Parliament signals it’s likely to keep rate ceiling in place

MPs in session. FILE PHOTO | NMG

What you need to know:

  • The proposals that retain capping means banks must live with it.

The latest move by Kiambu Town MP and chief architect of interest rate caps Jude Njomo to table amendments to the Banking (Amendment) Act, 2016, while largely preserving the cap, is the clearest signal rate ceilings are here to stay.

His changes are largely to comply with a High Court ruling issued in March 2019, which essentially declared the rate caps unconstitutional on the basis of being vague, imprecise and ambiguous.

I went through the ruling and the bench basically questioned the drafting quality of the legislation. Consequently, the court, while not suspending the law, gave Parliament 12 months to ensure compliance. The ruling was basically a form of judicial review.

The amendments tabled by Njomo have some three key propositions: first, it clarifies that the interest rate under reference is to be computed or applied on an annual basis.

The High Court had castigated the legislation for being vague as to the period the four percent interest (charged above the Central Bank rate) is applicable, as it does not specify whether it is to be charged per day, per month or per annum.

Second, it has replaced the term ‘credit facility’ with the word ‘loan’’. This is in response to the bench’s ruling that the terms credit facility and loan cannot be used interchangeably and doing so can trigger different subjective interpretations.

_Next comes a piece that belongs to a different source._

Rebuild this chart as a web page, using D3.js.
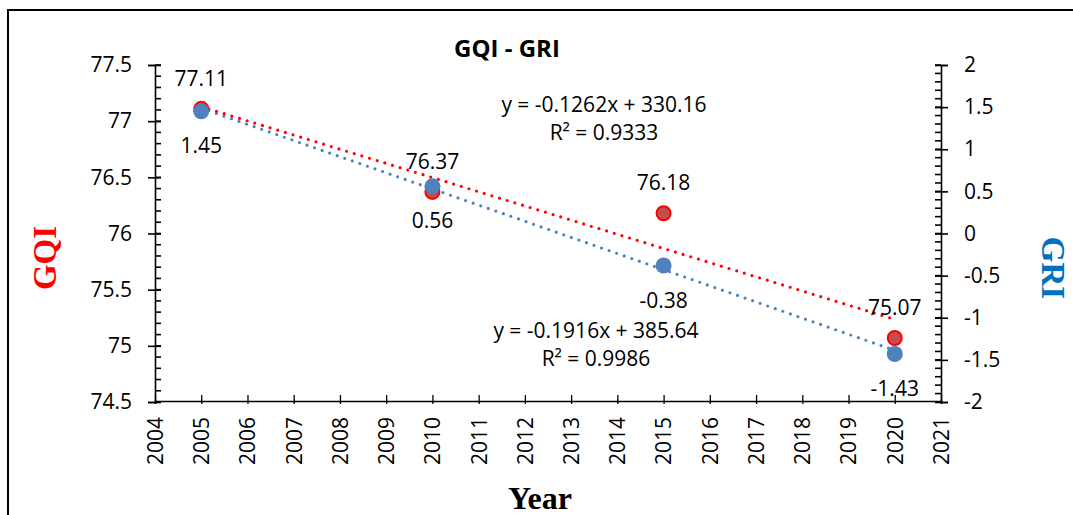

Consequently, the court directed that, in order to remove the possibility of conflicting construction of the phrases, it is necessary that the term credit facility for purposes of Section 33B (1) be explicitly defined.

Finally, in the amendment, the MP reaffirms that the maximum interest rate charged by banks and financial institutions on loans should not exceed four percentage points above the base rate as set and published by the CBK (the base rate in this case refers to the Central Bank Rate or CBR).

Indeed, the bench had raised queries on the wording of Section 33B (1)(a), which reads as follows: the maximum interest rate chargeable for a credit facility in Kenya at no more than four percent, the base rate as set and published by the Central Bank of Kenya.

According to the bench, the provision is not clear whether the word “of” was intentionally left out by the drafters of the legislation. Could the words “at no more than four percent, the base rate” mean four percent above the base rate.

Additionally, there could also be a mischievous interpretation of the words “at no more than four percent, the base rate” to mean below the CBR.

These amendments will certainly set the tone for upcoming debate on Finance Bill 2019, especially on the proposal by the Treasury Cabinet secretary to repeal section 33B of the Banking (Amendment) Act, 2016.

Further, the amendment bill is likely to embolden Parliament’s position of unwillingness to remove the cap.

Essentially, rate cap is here to stay and commercial banks had better adjust, for those who are yet to do so three years into the capped operating environment.

In regards to the (lack of) funding of micro, small and medium enterprises (MSMEs), the Central Bank of Kenya should now move with speed and roll out the SME credit guarantee scheme, part of intervention schemes outlined by the Treasury Cabinet secretary in the fiscal year 2019/20 budget statement to Parliament.